By the 11th century, the Normans were wrapping wild boar in hay to add flavour, before slow-roasting it in a fire pit.

But it would be many centuries before the humble haystack made its debut in modern European cookery, popping up at cutting-edge Copenhagen restaurant Noma in the form of hay-infused butter and hay parfait, in 2010.

Chris put it on the menu at North Road, his former Michelin-starred restaurant in North London, offering diners venison rolled in burnt hay, roast pork wrapped in hay and, his most madcap invention to date, hay ice cream.

‘"Recently chefs have started looking back at their heritage and rediscovering all sorts of wonderful techniques. Using hay is one of them," he says. "It’s a natural accompaniment to meat - many animals spend their lives rolling in it - and it’s a surprising, pleasant addition to sweet dishes."

Today, in the kitchen of his new bakery venture, The Bread Station in East London, he’s teaching me to channel my inner Viking.

First up, the hay itself (dried grass); not to be confused with straw (dried stalks of wheat). To my horror, it comes in an enormous plastic bag with a picture of a rabbit on the front — and Chris confirms all my worst suspicions.

"I got this from the pet shop," he says. "When I first started using hay, I bought it from a forager, which cost a lot of money.

"Then I realised the pet shop version was just the same, but far cheaper. This was £3.25 for 1kg."

The best type, he says, is ‘meadow hay’, which has dried flowers (usually dandelions and marigolds) and leaves mixed in with it. "These add subtle flavour,"he explains. There’s no need to wash or otherwise treat it before you use it - and you don’t need a huge amount. "In the ice cream, I use 100g of hay in a one-litre tub."

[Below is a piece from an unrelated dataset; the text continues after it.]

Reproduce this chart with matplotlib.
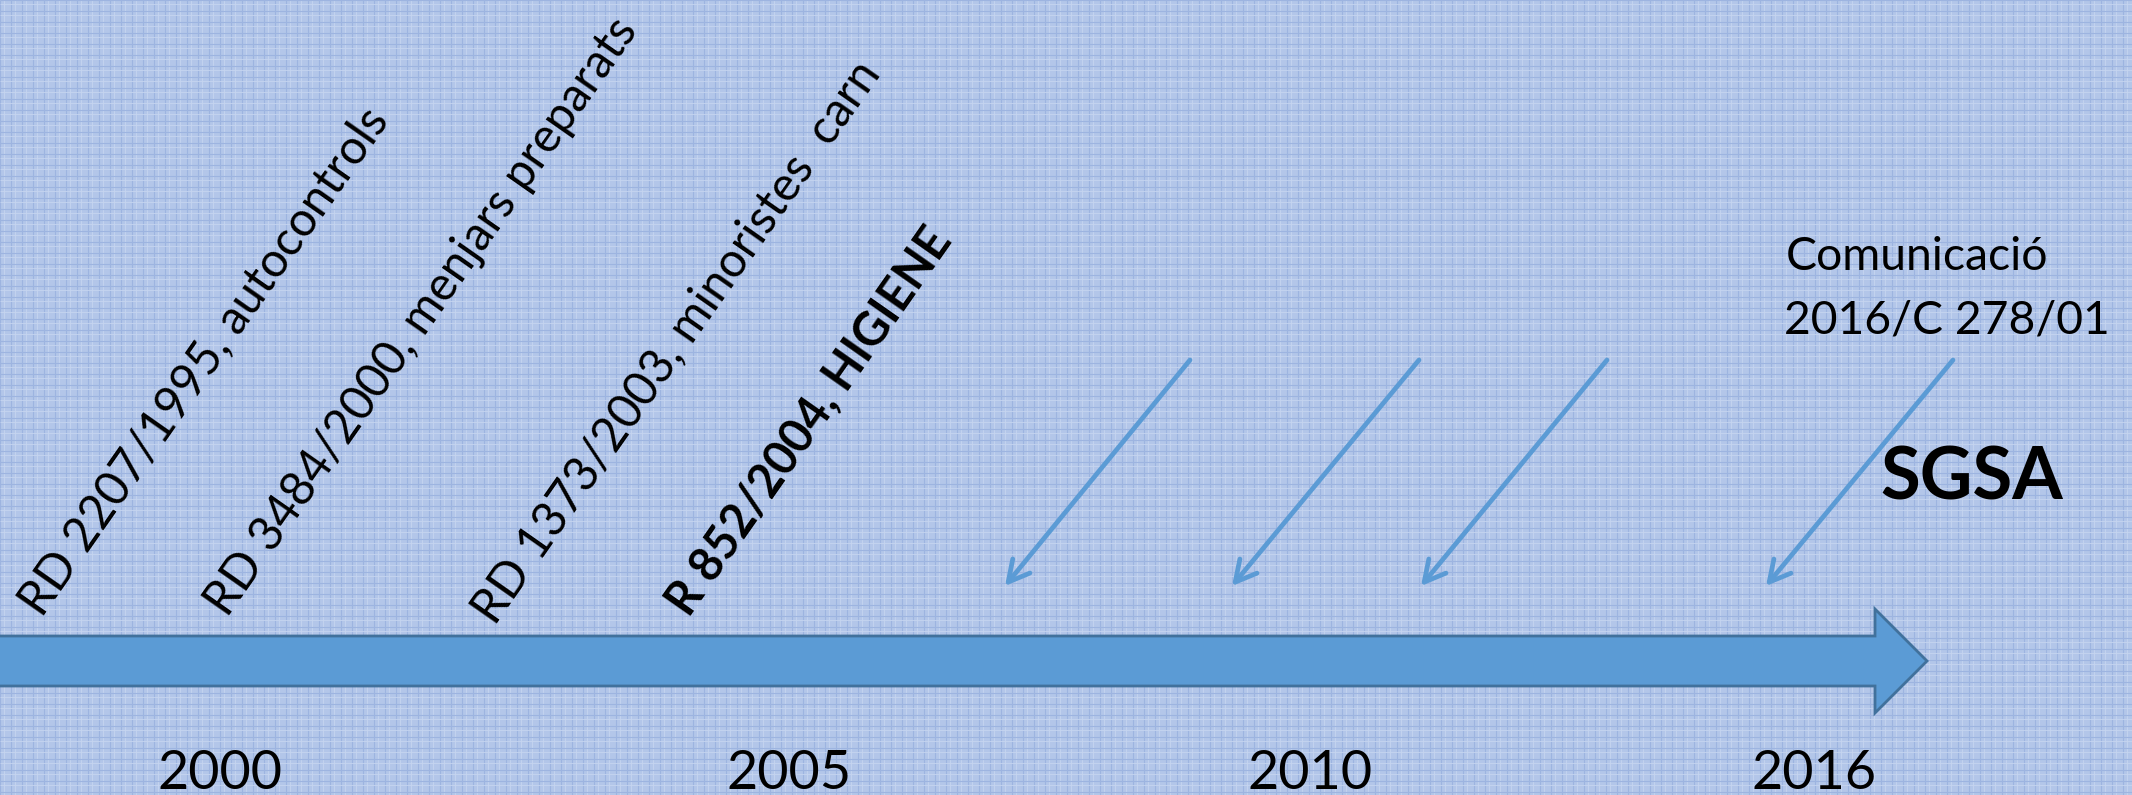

So far, so unappetising, but we plough on. There are four main ways to use hay in cooking, all of which apparently give different flavours and textures.

The first is simply wrapping meat or vegetables in hay and slow-roasting them: Chris suggests root veg or a strong, gamey meat such as venison or pork.

He demonstrates with a celeriac, tightly-wrapped in a bundle of hay then covered in a ‘salt dough’ (half flour, half salt and water) to draw out moisture.

After two hours in the oven, it comes out steaming and earthy. The taste is a little like it’s been rolled in mud, but I can see how it would work with a generous glug of gravy.

To smoke meat or fish, you wet the hay and lay it over an open grill or fire - a technique used by Heston Blumenthal to smoke mackerel at his London eaterie Dinner. 

In his hometown in Denmark, Chris says, this is a traditional way of smoking cheese: "It gives a delicate flavour and it infuses quickly, so you don’t need to smoke it for long."

For a stronger, more acidic taste, there’s burnt hay - Chris puts a lighter to a metal bowl of the stuff and flames shoot upwards. Plumes of smoke fill the air and, within seconds, the hay is crisp and blackened.

It’s certainly theatrical, but the building smells like a bonfire. The charred remains can be rubbed on steak, sprinkled on salads or added to soups, stews or sauces.

"It’s got a smoky, barbecue-like flavour," Chris says. "You only need a pinch, as it’s quite strong, but it can really transform a dish."